Afghan executions: Five hanged for Paghman gang-rape
- Published
Five Afghan men convicted of gang-raping four women have been executed in a case that sparked national outrage.
Officials say the men were hanged at Pul-e-Charkhi prison east of Kabul. A sixth man convicted of unrelated crimes was also hanged.
The authorities ignored last-minute appeals for clemency from rights groups who said the convictions were unsafe.
Violence against women in Afghanistan is rife but correspondents say cases rarely attract this much attention.
Many Afghans had demanded the death penalty. Correspondents say that given public opinion, there was little chance of the sentences not being carried out.
"The court's verdict has been implemented and all the convicts have been executed - five from the Paghman case, plus Habib Istalifi, who was head of a notorious kidnapping gang," the attorney general's chief-of-staff Atta Mohammad Noori told AFP news agency.
Former President Hamid Karzai signed the death warrants on his last day in office. There was no word from new President Ashraf Ghani, who took over in September.
The 23 August rapes took place at night at a popular picnic spot in Paghman district near Kabul as the women were returning to the capital with their families from a wedding.
The attackers - armed and some dressed in police uniforms - tied up the men in the group and dragged the women from their cars before raping them.
There was a chorus of outrage. Many campaigners in Afghanistan - where women who are raped sometimes find themselves accused of adultery and punished - even wanted the executions to go ahead, correspondents say.
But critics say the legal process was rushed - the televised trial took only two hours. One defendant said he had been tortured into confessing.
The UN's High Commissioner for Human Rights expressed "grave concerns" that hanging the men would not deliver justice to them or their victims. International human rights groups also criticised Mr Karzai for calling for the men to be hanged even before they were tried.

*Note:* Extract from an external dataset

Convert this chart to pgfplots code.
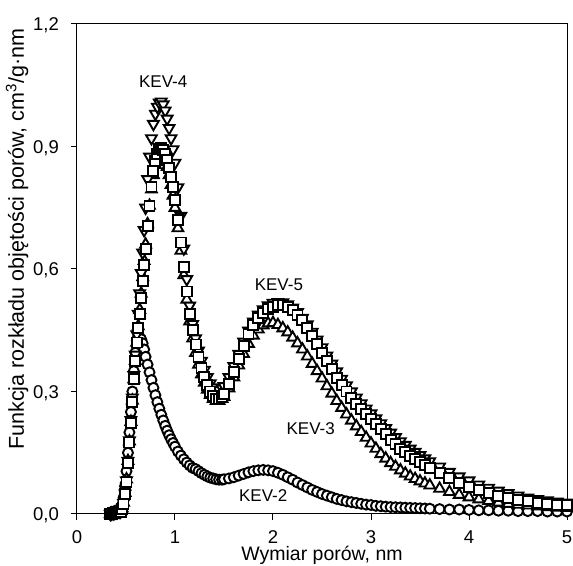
\documentclass[border=0pt]{standalone}
\usepackage{fontspec}
\setmainfont{Liberation Sans}
\usepackage{pgfplots}
\usepackage{pgfplotstable}
\pgfplotsset{compat=1.18}

% x, KEV-2, KEV-3, KEV-4, KEV-5
\pgfplotstableread{
x     k2     k3    k4    k5
0.340 0.000  0.000 0.000 0.000
0.355 0.001  0.001 0.001 0.001
0.370 0.002  0.002 0.002 0.002
0.385 0.003  0.003 0.003 0.003
0.400 0.004  0.004 0.004 0.004
0.415 0.005  0.005 0.005 0.005
0.430 0.007  0.006 0.006 0.006
0.445 0.012  0.007 0.006 0.005
0.460 0.022  0.014 0.013 0.012
0.475 0.040  0.028 0.027 0.025
0.490 0.068  0.052 0.050 0.048
0.505 0.105  0.085 0.082 0.078
0.520 0.150  0.130 0.130 0.125
0.535 0.200  0.178 0.180 0.175
0.550 0.250  0.226 0.230 0.222
0.565 0.300  0.278 0.285 0.275
0.580 0.350  0.330 0.340 0.330
0.595 0.395  0.375 0.390 0.375
0.610 0.425  0.420 0.440 0.420
0.625 0.436  0.460 0.490 0.455
0.640 0.432  0.500 0.540 0.490
0.655 0.428  0.540 0.590 0.530
0.670 0.418  0.580 0.640 0.570
0.685 0.403  0.620 0.695 0.610
0.700 0.385  0.660 0.750 0.650
0.72  0.366  0.710 0.820 0.705
0.74  0.347  0.755 0.875 0.755
0.76  0.328  0.795 0.920 0.800
0.78  0.309  0.830 0.955 0.840
0.80  0.291  0.855 0.980 0.865
0.82  0.274  0.872 0.997 0.882
0.84  0.258  0.882 1.007 0.893
0.86  0.243  0.884 1.010 0.896
0.88  0.229  0.878 1.003 0.892
0.90  0.216  0.866 0.988 0.882
0.92  0.204  0.850 0.968 0.868
0.94  0.193  0.830 0.945 0.848
0.96  0.183  0.806 0.920 0.825
0.98  0.174  0.780 0.893 0.800
1.00  0.165  0.750 0.860 0.770
1.03  0.153  0.700 0.800 0.720
1.06  0.143  0.645 0.730 0.665
1.09  0.134  0.585 0.650 0.605
1.12  0.126  0.525 0.575 0.545
1.15  0.119  0.472 0.510 0.490
1.18  0.113  0.430 0.465 0.450
1.21  0.110  0.395 0.430 0.415
1.24  0.105  0.366 0.400 0.385
1.27  0.100  0.342 0.375 0.358
1.30  0.096  0.322 0.353 0.335
1.33  0.092  0.305 0.335 0.315
1.36  0.089  0.292 0.320 0.300
1.39  0.087  0.282 0.310 0.288
1.42  0.085  0.277 0.304 0.282
1.45  0.084  0.277 0.303 0.281
1.48  0.084  0.282 0.308 0.287
1.50  0.085  0.287 0.313 0.293
1.55  0.087  0.308 0.335 0.318
1.60  0.090  0.335 0.362 0.348
1.65  0.094  0.364 0.392 0.380
1.70  0.098  0.392 0.422 0.412
1.75  0.102  0.417 0.449 0.440
1.80  0.105  0.437 0.471 0.462
1.85  0.107  0.452 0.488 0.479
1.90  0.108  0.462 0.501 0.492
1.95  0.107  0.467 0.511 0.502
2.00  0.105  0.468 0.517 0.508
2.05  0.101  0.463 0.519 0.511
2.10  0.096  0.455 0.518 0.511
2.15  0.090  0.445 0.513 0.507
2.20  0.084  0.432 0.505 0.499
2.25  0.077  0.418 0.494 0.488
2.30  0.071  0.403 0.480 0.474
2.35  0.065  0.386 0.464 0.456
2.40  0.059  0.368 0.446 0.436
2.45  0.054  0.350 0.427 0.416
2.50  0.049  0.332 0.408 0.395
2.55  0.045  0.313 0.388 0.375
2.60  0.041  0.295 0.368 0.354
2.65  0.037  0.277 0.349 0.334
2.70  0.034  0.260 0.331 0.315
2.75  0.031  0.244 0.315 0.300
2.80  0.029  0.229 0.300 0.285
2.85  0.027  0.215 0.285 0.270
2.90  0.025  0.201 0.271 0.257
2.95  0.023  0.187 0.258 0.245
3.00  0.022  0.173 0.246 0.233
3.05  0.020  0.160 0.234 0.220
3.10  0.019  0.147 0.222 0.208
3.15  0.018  0.136 0.210 0.195
3.20  0.017  0.125 0.199 0.182
3.25  0.0165 0.116 0.188 0.171
3.30  0.016  0.107 0.178 0.160
3.35  0.0155 0.099 0.169 0.151
3.40  0.015  0.092 0.160 0.142
3.45  0.0145 0.086 0.152 0.134
3.50  0.014  0.080 0.144 0.127
3.55  0.0135 0.075 0.136 0.120
3.60  0.013  0.070 0.129 0.113
3.70  0.012  0.062 0.116 0.100
3.80  0.011  0.054 0.103 0.088
3.90  0.011  0.047 0.092 0.077
4.00  0.010  0.041 0.082 0.067
4.10  0.009  0.036 0.072 0.058
4.20  0.009  0.032 0.064 0.051
4.30  0.008  0.028 0.057 0.045
4.40  0.008  0.025 0.051 0.040
4.50  0.007  0.023 0.045 0.035
4.60  0.007  0.021 0.040 0.031
4.70  0.007  0.019 0.036 0.028
4.80  0.006  0.017 0.033 0.025
4.90  0.006  0.016 0.030 0.023
5.00  0.006  0.015 0.028 0.021
}\psd

\begin{document}
\begin{tikzpicture}
\begin{axis}[
  scale only axis,
  width=490pt, height=490pt,
  xmin=0, xmax=5, ymin=0, ymax=1.2,
  xtick={0,1,2,3,4,5},
  ytick={0,0.3,0.6,0.9,1.2},
  tick pos=left,
  tick align=outside,
  major tick length=6pt,
  axis line style={line width=1pt},
  every tick/.style={line width=1pt, black},
  /pgf/number format/assume math mode=true,
  tick label style={font=\fontsize{18.5}{20}\selectfont},
  yticklabel style={/pgf/number format/fixed, /pgf/number format/fixed zerofill,
    /pgf/number format/precision=1, /pgf/number format/use comma,
    anchor=base east, inner sep=0pt, xshift=-12pt, yshift=-6.6pt},
  xticklabel style={anchor=base, inner sep=0pt, yshift=-23.5pt},
  xlabel={Wymiar porów, nm},
  ylabel={Funkcja rozkładu objętości porów, cm\textsuperscript{3}/g·nm},
  xlabel style={font=\fontsize{19.5}{21}\selectfont, at={(axis description cs:0.5,0)}, anchor=base, inner sep=0pt, yshift=-47pt},
  ylabel style={font=\fontsize{21.5}{23}\selectfont, at={(axis description cs:-0.122,0.561)}, anchor=center, inner sep=0pt},
  every axis plot/.append style={only marks},
]
\addplot[mark=*, mark size=5pt, mark options={fill=white, draw=black, line width=1.9pt}]
  table[x=x, y=k2] {\psd};
\addplot[mark=triangle*, mark size=6.2pt, mark options={fill=white, draw=black, line width=1.9pt}]
  table[x=x, y=k3] {\psd};
\addplot[mark=triangle*, mark size=6.2pt, mark options={fill=white, draw=black, line width=1.9pt, rotate=180}]
  table[x=x, y=k4] {\psd};
\addplot[mark=square*, mark size=5pt, mark options={fill=white, draw=black, line width=1.9pt}]
  table[x=x, y=k5] {\psd};
\node[font=\fontsize{17}{19}\selectfont] at (axis cs:0.88,1.059) {KEV-4};
\node[font=\fontsize{17}{19}\selectfont] at (axis cs:2.06,0.562) {KEV-5};
\node[font=\fontsize{17}{19}\selectfont] at (axis cs:2.385,0.209) {KEV-3};
\node[font=\fontsize{17}{19}\selectfont] at (axis cs:1.90,0.046) {KEV-2};
\end{axis}
\path ([xshift=-77pt,yshift=-51pt]current axis.south west) rectangle ([xshift=6pt,yshift=24pt]current axis.north east);
\end{tikzpicture}
\end{document}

Amnesty International, external called the hangings an "affront to justice".
The five were originally sentenced to death for armed robbery along with two other men. The other two, who were not convicted of rape, later had their death sentences commuted to life in prison.
In a separate case, police said they had been pursuing Habib Istalifi, the sixth man to be hanged for crimes unconnected to the gang rape, for the past 10 years.
"He was head of a major crime gang involved in several cases of kidnapping and armed robbery," Hashmat Stanekzai, a Kabul police spokesman, told the BBC. "He was involved in several murders of vehicle drivers."
Capital punishment is relatively rare in Afghanistan.
Since the Taliban were ousted in 2001, hundreds of people have been sentenced to death but Mr Karzai signed warrants for the execution of just 30, BBC correspondents say.